Charts and diagrams as code:
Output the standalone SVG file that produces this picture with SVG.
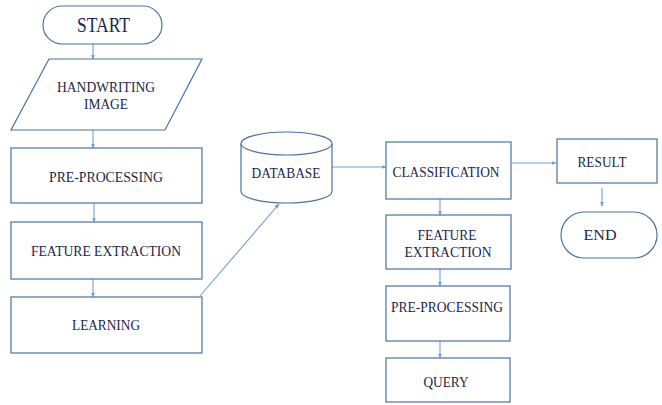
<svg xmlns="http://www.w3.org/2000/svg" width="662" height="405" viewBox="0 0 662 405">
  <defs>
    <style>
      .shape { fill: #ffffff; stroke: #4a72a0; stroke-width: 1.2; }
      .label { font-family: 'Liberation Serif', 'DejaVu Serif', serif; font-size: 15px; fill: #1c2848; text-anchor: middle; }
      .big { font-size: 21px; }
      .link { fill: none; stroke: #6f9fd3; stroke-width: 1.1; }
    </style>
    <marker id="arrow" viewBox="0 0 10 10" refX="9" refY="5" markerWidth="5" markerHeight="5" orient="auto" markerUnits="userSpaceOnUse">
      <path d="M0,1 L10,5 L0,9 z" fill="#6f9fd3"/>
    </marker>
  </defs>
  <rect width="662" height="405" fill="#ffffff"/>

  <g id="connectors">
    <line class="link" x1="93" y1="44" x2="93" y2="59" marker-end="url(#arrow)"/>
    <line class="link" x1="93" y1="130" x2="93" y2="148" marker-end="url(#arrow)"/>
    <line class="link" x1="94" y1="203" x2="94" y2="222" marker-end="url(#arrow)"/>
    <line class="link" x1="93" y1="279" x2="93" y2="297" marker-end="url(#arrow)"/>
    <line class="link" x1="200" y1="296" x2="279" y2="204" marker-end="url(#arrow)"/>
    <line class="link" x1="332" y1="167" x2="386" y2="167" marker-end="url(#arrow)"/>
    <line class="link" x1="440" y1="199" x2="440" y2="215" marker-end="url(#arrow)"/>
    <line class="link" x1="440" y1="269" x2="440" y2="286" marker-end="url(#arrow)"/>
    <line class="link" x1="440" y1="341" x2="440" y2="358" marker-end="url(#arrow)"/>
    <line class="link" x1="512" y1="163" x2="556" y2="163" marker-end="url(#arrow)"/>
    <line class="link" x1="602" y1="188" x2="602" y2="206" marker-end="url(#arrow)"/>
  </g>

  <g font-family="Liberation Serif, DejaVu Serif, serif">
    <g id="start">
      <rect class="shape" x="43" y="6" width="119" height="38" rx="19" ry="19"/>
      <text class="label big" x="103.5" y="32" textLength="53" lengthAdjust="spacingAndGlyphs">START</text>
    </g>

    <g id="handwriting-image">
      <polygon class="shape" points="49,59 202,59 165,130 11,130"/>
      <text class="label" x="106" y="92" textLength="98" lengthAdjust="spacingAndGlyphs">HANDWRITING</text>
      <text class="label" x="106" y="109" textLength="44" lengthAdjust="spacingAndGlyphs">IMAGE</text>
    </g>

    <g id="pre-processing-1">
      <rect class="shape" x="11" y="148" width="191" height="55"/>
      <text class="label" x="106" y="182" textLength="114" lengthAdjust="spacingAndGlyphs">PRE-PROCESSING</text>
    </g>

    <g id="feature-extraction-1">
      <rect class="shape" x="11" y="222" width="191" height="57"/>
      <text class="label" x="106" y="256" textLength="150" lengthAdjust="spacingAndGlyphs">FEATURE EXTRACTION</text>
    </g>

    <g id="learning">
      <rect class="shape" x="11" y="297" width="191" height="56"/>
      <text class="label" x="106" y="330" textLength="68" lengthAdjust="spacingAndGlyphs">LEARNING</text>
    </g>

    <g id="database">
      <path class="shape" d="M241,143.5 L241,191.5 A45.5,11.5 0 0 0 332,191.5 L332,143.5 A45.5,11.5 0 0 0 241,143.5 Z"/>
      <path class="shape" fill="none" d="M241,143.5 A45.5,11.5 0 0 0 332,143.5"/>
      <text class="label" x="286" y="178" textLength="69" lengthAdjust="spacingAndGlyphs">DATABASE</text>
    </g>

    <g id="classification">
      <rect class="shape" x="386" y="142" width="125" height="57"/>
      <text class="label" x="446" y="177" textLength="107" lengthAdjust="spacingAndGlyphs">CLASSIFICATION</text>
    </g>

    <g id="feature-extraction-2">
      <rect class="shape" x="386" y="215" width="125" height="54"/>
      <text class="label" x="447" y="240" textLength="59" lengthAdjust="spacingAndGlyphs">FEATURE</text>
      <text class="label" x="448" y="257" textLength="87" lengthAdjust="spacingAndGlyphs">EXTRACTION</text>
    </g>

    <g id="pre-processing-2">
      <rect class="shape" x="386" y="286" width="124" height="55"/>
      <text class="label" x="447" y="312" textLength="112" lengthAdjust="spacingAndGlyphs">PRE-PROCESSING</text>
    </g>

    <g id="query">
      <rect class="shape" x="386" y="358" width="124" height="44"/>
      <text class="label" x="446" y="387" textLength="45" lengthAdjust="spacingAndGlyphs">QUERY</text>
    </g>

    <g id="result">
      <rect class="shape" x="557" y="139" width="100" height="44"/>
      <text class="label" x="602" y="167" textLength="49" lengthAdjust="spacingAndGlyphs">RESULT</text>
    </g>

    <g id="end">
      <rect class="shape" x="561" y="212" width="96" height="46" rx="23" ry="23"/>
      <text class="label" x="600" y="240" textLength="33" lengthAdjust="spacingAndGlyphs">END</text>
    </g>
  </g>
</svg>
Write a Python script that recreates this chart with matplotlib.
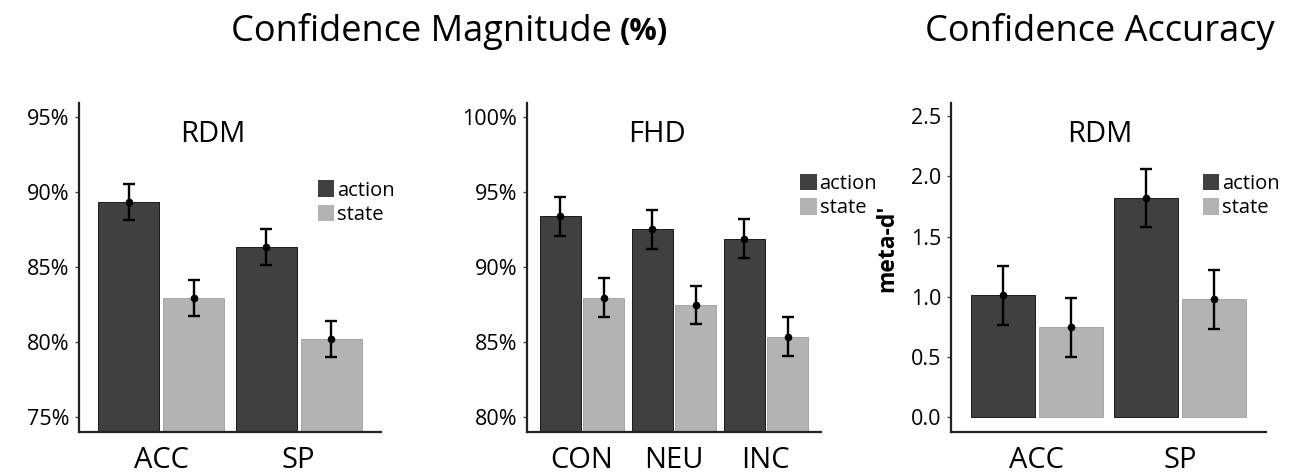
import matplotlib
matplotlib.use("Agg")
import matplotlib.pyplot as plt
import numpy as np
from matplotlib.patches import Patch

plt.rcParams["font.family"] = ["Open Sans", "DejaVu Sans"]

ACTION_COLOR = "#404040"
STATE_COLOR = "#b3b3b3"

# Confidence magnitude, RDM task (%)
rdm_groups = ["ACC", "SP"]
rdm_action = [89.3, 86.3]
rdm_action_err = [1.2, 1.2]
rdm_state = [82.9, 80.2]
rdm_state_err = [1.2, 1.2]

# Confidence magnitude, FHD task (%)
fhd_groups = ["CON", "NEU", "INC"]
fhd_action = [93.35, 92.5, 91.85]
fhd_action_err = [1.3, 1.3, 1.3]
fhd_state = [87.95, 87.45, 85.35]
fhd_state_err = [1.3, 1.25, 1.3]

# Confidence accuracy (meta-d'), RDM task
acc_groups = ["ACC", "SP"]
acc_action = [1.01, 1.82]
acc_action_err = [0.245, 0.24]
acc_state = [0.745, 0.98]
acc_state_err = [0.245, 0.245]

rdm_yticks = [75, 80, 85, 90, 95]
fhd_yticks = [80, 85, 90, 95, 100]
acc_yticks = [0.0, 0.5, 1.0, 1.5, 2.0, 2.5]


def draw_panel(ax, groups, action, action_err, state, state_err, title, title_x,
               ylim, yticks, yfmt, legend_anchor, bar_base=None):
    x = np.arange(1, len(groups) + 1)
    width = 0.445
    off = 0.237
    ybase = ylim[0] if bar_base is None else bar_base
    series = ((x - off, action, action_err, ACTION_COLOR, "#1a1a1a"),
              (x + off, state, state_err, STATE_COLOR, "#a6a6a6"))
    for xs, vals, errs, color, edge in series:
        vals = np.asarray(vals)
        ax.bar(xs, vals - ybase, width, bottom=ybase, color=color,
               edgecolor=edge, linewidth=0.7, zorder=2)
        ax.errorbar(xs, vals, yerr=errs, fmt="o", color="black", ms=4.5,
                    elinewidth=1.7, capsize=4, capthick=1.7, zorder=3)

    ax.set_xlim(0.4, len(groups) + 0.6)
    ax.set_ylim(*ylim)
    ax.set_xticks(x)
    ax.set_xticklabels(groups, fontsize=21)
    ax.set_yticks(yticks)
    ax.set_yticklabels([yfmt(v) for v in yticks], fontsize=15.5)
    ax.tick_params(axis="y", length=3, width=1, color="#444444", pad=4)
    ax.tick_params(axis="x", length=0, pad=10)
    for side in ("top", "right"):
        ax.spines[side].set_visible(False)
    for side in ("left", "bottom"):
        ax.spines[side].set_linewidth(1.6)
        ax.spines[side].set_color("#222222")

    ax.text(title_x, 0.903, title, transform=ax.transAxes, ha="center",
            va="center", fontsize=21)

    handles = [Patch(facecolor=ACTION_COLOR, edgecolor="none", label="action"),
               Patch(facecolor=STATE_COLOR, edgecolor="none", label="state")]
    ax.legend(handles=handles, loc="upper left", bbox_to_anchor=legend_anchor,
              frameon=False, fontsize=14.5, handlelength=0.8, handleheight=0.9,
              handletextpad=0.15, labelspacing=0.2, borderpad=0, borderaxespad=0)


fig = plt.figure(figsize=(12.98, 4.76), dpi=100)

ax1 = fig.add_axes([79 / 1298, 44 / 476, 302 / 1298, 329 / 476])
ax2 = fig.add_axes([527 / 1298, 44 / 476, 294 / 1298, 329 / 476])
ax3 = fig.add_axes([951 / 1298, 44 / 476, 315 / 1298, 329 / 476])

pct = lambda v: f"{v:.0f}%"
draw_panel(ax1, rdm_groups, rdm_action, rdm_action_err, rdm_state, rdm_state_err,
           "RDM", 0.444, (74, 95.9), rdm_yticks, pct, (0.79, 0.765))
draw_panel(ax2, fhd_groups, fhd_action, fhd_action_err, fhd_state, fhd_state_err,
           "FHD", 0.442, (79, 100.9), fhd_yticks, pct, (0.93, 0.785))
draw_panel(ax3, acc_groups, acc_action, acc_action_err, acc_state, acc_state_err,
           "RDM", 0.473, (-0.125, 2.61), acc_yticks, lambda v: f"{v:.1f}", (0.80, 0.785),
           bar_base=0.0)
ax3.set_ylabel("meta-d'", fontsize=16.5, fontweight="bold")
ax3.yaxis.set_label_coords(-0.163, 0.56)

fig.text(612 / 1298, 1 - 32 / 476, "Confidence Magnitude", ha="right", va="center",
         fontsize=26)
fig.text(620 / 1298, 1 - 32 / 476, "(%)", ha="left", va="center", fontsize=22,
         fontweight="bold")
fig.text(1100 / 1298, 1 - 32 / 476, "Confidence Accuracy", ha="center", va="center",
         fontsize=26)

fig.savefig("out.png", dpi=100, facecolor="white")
---
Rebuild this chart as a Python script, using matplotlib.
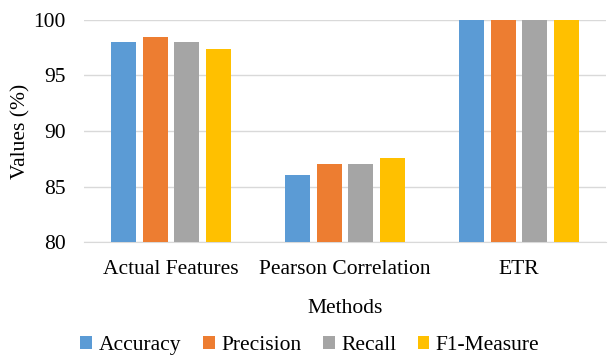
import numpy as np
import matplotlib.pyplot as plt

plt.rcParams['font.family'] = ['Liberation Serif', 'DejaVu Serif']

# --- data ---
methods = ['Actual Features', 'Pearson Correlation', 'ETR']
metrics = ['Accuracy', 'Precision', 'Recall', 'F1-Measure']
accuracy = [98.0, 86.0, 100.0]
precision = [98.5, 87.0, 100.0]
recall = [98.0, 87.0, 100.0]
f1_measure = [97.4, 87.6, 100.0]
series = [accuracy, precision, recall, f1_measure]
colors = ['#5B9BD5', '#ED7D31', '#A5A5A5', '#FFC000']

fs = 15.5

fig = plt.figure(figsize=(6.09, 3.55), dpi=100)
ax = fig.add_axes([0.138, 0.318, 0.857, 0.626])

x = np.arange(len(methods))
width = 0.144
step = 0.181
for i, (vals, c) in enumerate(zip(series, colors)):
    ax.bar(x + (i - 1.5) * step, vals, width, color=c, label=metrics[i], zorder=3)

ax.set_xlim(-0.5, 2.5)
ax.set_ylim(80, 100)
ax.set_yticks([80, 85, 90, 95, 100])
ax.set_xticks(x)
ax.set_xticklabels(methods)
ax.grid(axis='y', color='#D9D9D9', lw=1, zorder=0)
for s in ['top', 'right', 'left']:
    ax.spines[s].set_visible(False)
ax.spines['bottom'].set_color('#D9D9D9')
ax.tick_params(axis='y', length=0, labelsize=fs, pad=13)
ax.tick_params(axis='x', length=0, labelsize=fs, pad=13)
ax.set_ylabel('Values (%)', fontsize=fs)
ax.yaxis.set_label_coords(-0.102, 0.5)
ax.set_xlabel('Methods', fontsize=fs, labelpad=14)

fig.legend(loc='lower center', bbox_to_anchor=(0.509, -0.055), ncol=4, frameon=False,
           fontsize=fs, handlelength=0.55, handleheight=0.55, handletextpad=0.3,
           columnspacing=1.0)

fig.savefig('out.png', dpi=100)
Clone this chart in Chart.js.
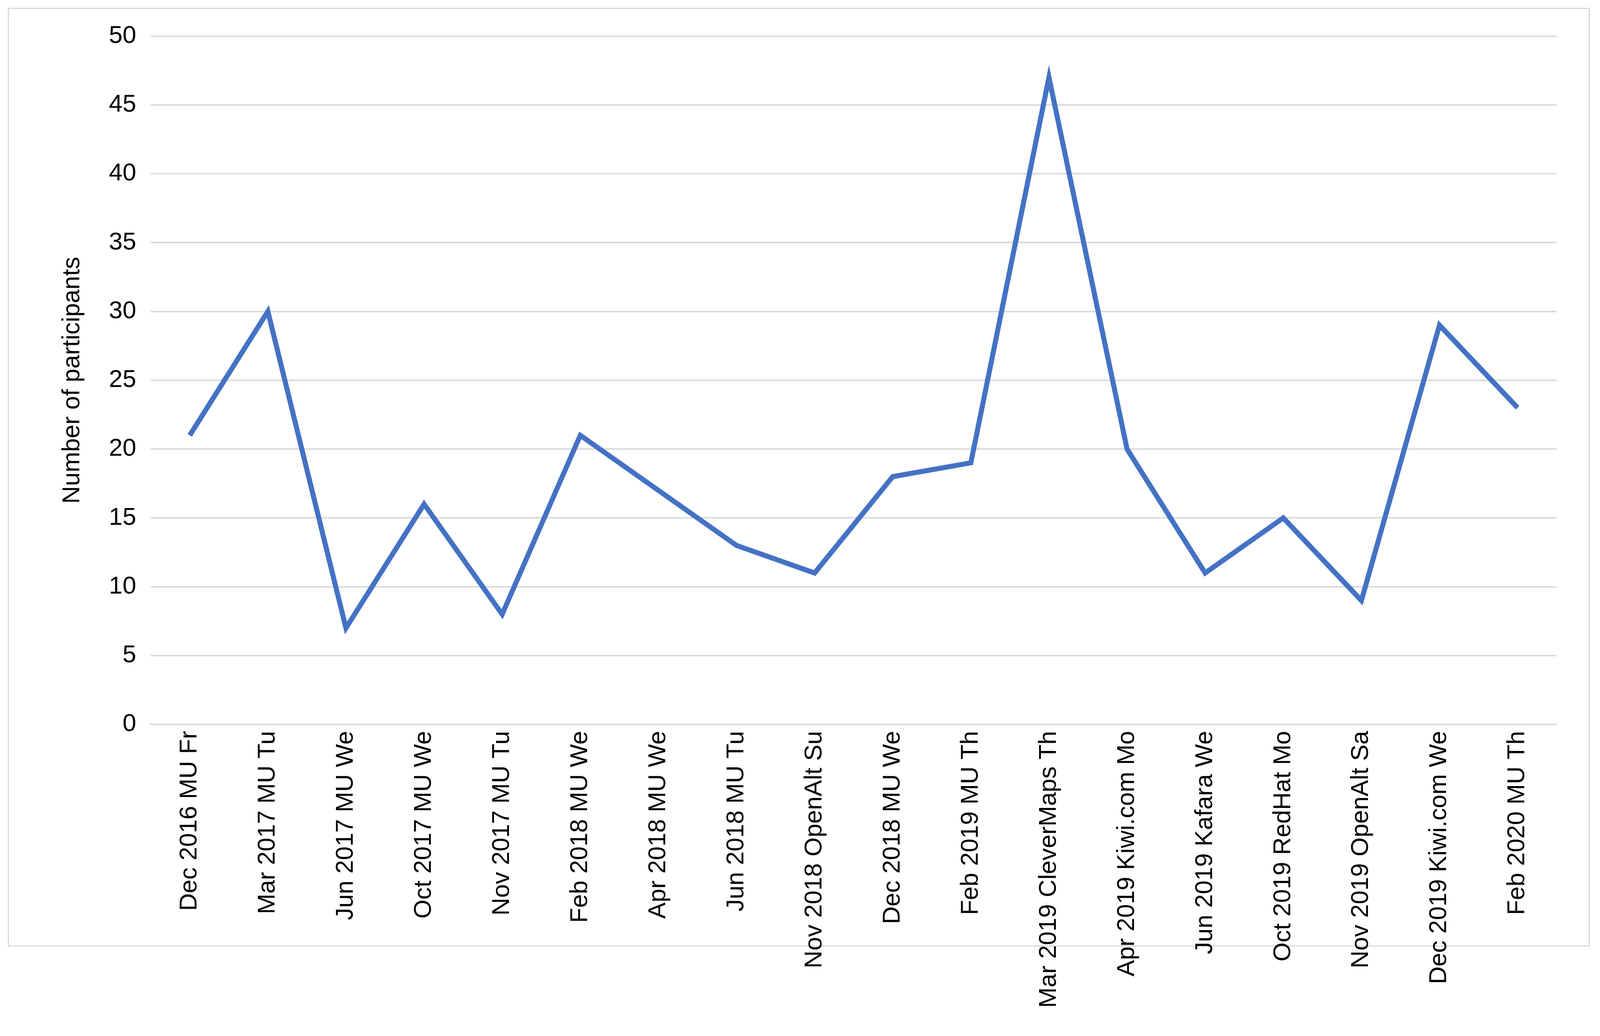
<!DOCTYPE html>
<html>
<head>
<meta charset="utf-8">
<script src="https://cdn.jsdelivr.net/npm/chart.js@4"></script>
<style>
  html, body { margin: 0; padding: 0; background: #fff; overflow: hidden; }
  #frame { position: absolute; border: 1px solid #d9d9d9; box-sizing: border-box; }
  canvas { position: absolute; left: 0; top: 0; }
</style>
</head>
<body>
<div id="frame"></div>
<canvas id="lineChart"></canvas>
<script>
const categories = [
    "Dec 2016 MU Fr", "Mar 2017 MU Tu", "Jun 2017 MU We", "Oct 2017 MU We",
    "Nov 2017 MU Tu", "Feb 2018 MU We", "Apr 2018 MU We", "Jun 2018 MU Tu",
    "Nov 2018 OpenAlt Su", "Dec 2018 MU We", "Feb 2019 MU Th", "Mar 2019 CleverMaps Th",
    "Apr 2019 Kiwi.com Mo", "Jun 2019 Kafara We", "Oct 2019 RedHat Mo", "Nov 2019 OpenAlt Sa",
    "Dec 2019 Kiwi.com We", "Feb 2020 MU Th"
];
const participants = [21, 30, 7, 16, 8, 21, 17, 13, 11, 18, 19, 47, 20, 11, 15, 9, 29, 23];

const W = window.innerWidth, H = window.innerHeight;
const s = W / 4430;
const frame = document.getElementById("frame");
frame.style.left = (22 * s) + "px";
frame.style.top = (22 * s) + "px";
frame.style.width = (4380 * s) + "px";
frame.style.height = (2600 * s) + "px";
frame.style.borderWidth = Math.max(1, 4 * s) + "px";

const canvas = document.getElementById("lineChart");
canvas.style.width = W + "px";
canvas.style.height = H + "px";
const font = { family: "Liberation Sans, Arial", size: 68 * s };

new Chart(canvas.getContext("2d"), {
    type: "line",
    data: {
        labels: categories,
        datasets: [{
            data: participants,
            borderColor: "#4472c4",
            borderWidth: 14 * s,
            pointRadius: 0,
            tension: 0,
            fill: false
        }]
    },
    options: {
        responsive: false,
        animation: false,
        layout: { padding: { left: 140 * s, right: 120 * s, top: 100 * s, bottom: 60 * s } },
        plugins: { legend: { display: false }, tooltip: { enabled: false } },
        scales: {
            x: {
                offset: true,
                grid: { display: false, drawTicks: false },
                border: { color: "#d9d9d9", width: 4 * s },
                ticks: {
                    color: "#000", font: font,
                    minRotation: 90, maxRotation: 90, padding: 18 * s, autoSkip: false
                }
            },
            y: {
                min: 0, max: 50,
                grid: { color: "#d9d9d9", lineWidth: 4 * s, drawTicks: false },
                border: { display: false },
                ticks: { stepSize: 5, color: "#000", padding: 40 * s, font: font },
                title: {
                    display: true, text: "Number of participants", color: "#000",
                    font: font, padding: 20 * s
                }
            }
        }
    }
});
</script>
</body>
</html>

- [WHAT THE TASK ASKS]:
Extract from the material above the stretch running from the line containing "Rebuild this chart" through the line containing "ax = fig.add_axes([0.138, 0.318, 0.857, 0.626])". Keep the text exact and the pictures out.

- [TASK SOLUTION]:
Rebuild this chart as a Python script, using matplotlib.
import numpy as np
import matplotlib.pyplot as plt

plt.rcParams['font.family'] = ['Liberation Serif', 'DejaVu Serif']

# --- data ---
methods = ['Actual Features', 'Pearson Correlation', 'ETR']
metrics = ['Accuracy', 'Precision', 'Recall', 'F1-Measure']
accuracy = [98.0, 86.0, 100.0]
precision = [98.5, 87.0, 100.0]
recall = [98.0, 87.0, 100.0]
f1_measure = [97.4, 87.6, 100.0]
series = [accuracy, precision, recall, f1_measure]
colors = ['#5B9BD5', '#ED7D31', '#A5A5A5', '#FFC000']

fs = 15.5

fig = plt.figure(figsize=(6.09, 3.55), dpi=100)
ax = fig.add_axes([0.138, 0.318, 0.857, 0.626])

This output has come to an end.